No, I don’t think I need to hear all that – as interesting as I’m sure it would all be, I really don’t feel I need to hear all that. From what you told me already, I can imagine how, with enough patience, tenacity, or sheer obsessive-compulsiveness, you went from reading simple children’s stories to complicated texts of nonfiction and the masterpieces of world literature. What I want to know is – why Joyce? Why not Jack London? – okay, you’ve already suggested that you think London is presumptuous in portraying a dog’s mind. Why not, then, say – Dickens or Tolstoy? Kipling or Melville? Jane Austen or Henry Fielding? Steinbeck or Hemingway? Eleanor Stackhouse Atkinson or Lord Dunsany? Why have you fixated upon a writer notorious for being so “difficult” – a writer who indeed has been called obscure and unreadable, and who, however you want to characterize his relationship with dogs, only wrote a little bit about them?

Anonymous said...

I’ve only touched upon the problem of homonyms -- “Left leg.” “Is there any food left?” -- and synonyms -- “Left leg.” “Sinistral appendage.” Don’t you want to hear about the strange feeling I had when I first encountered the two different Gingerbread Man stories? What about metaphor and simile? (Webster’s Seventh New Collegiate Dictionary contains eight entries for the word “like.”) Or diction?

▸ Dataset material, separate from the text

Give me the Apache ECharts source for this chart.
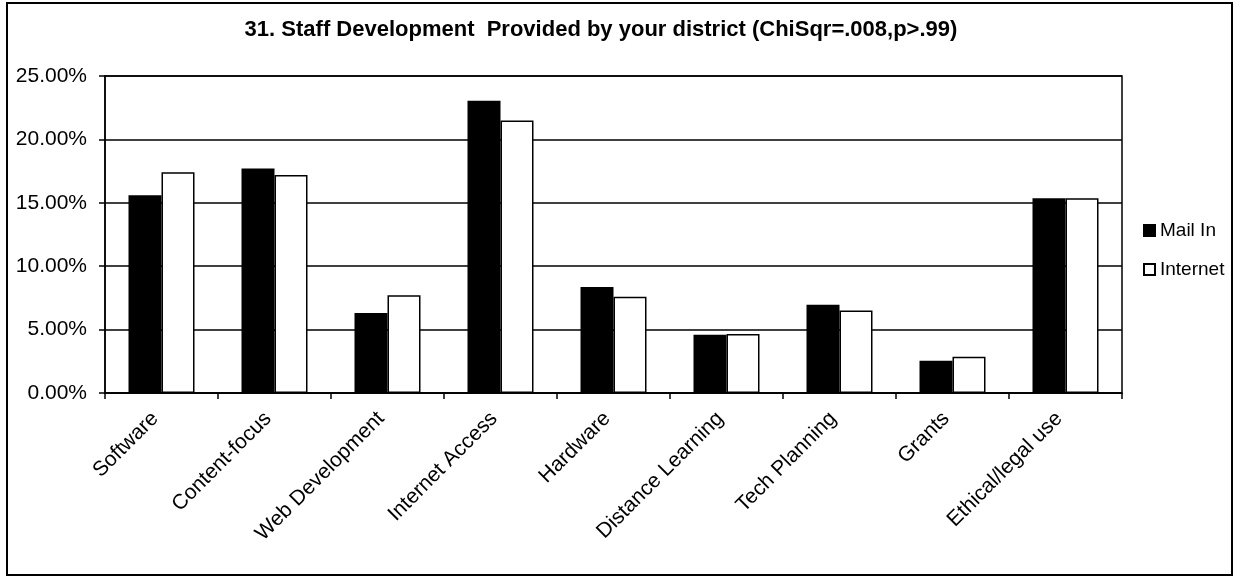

Differences in style? Historical and geographical varieties of English? Encountering foreign words? Paragraphs? Footnotes? I could say a lot more about conjunctions and abbreviations. What about rhetorical devices? Metabasis? Parataxis? Synathroesmus? Anacoluthia? Irony? M.

Granddaddy said...

We mustn't forget sylepsis and zeugma. "I wandered in the woods with a curious mind and a copy of Audubon."

sisyphus gregor said...

In re-reading through this blog, I’ve come across for the first time this comment from Granddaddy. I just wish to say, thank you, Granddaddy, for your comment here, and I’m sorry our communication here did not have a chance to blossom into something more.